What is OSS and BSS? Getting back-to-basics can be a challenge at times. How to explain what OSS and BSS mean. Concisely. Accurately. There’s always been debate and opinion on their respective roles. And people can’t even agree what OSS stands for. OSS Line shines a light on this thorny but fundamental topic…
What does OSS and BSS stand for?
OSS is either Operational Support System or Operations Support System.
You have too much time on your hands if you want to argue over which is the ‘correct’ definition. Historically, I’ve used Operational, but I acknowledge that Operations sort of makes more sense when you think about it…
BSS stands for Business Support Systems. Simple. No debate.
What are Operational Support Systems?
Software (occasionally hardware) applications that support back-office activities which operate a telco’s network, provision and maintain customer services.
OSS is traditionally used by network planners, operations, architects, support, and engineering teams in the service provider. Increasingly product managers and senior staff under the CTO or COO may also use or rely on OSS to some extent.
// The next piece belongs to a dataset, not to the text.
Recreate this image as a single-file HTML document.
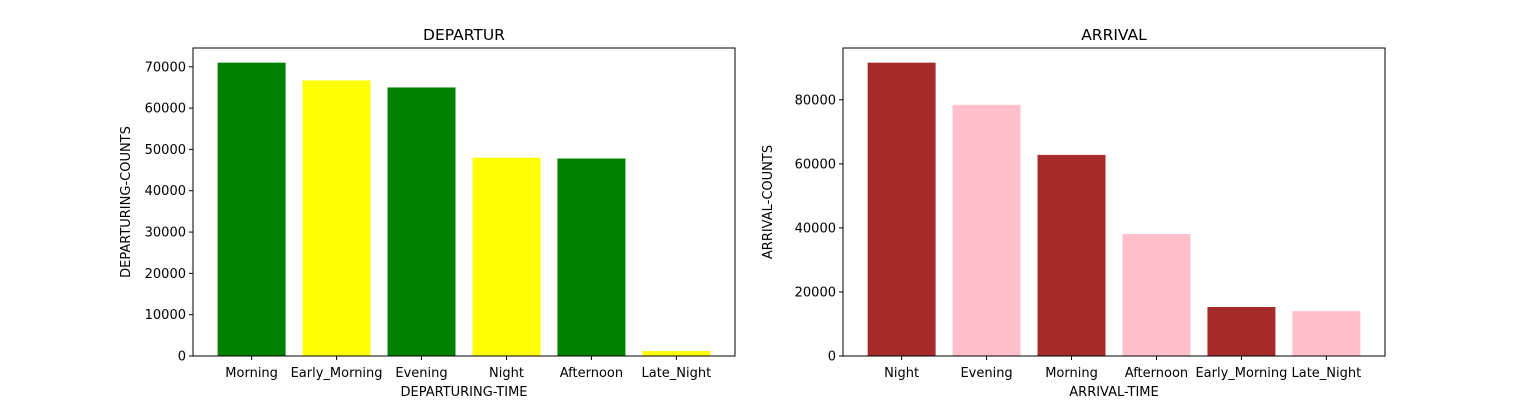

What are Business Support Systems?
Software applications that support customer-facing activities. Billing, order management, customer relationship management, call centre automation, are all BSS applications.
BSS may also encompass the customer-facing veneer of OSS application such as trouble-ticketing and service assurance – these are back-office activities but initiated directly by contact with the customer.

above. Super simple relationship between OSS and BSS
Is the separation between OSS and BSS clear?
No way! Apart from service assurance activities being cross-OSS-BSS processes, there are as many overlapping functions as there are clean integration points between the two domains. Indeed, it could be argued that the distinction between OSS and BSS is no longer useful. Yet, these terms continue to be used.
Service Catalogs introduced a grey area between OSS and BSS. No one was sure where they lived. But that's their strength. They exist to bridge the gap.
Similarly Service Management applications allowed greater interaction between OSS and BSS processes.
Before Service Catalogs, before Service Management, a common job like capturing a customer order and provisioning it required a simple BSS-to-OSS interface. “Provision product X for customer Y”. Then networks got more complicated, more flexible, and telcos started to offer a range of differentiated products. OSS and BSS had to start liaising over what could be ordered by the customer, based on what service they already had, based on the network they would use, based on current available resources, based on how far they were from the telephone exchange… and so on.
Views of the network configuration are pushed up in to BSS in the form of Service Catalogs. Service Management processes push BSS decision-making down, close to the network, to determine what is the right service to offer for this customer.
There’s now less debate about what these in-between systems do, but still plenty of uncertainty about who’s budget the implementation project comes out of…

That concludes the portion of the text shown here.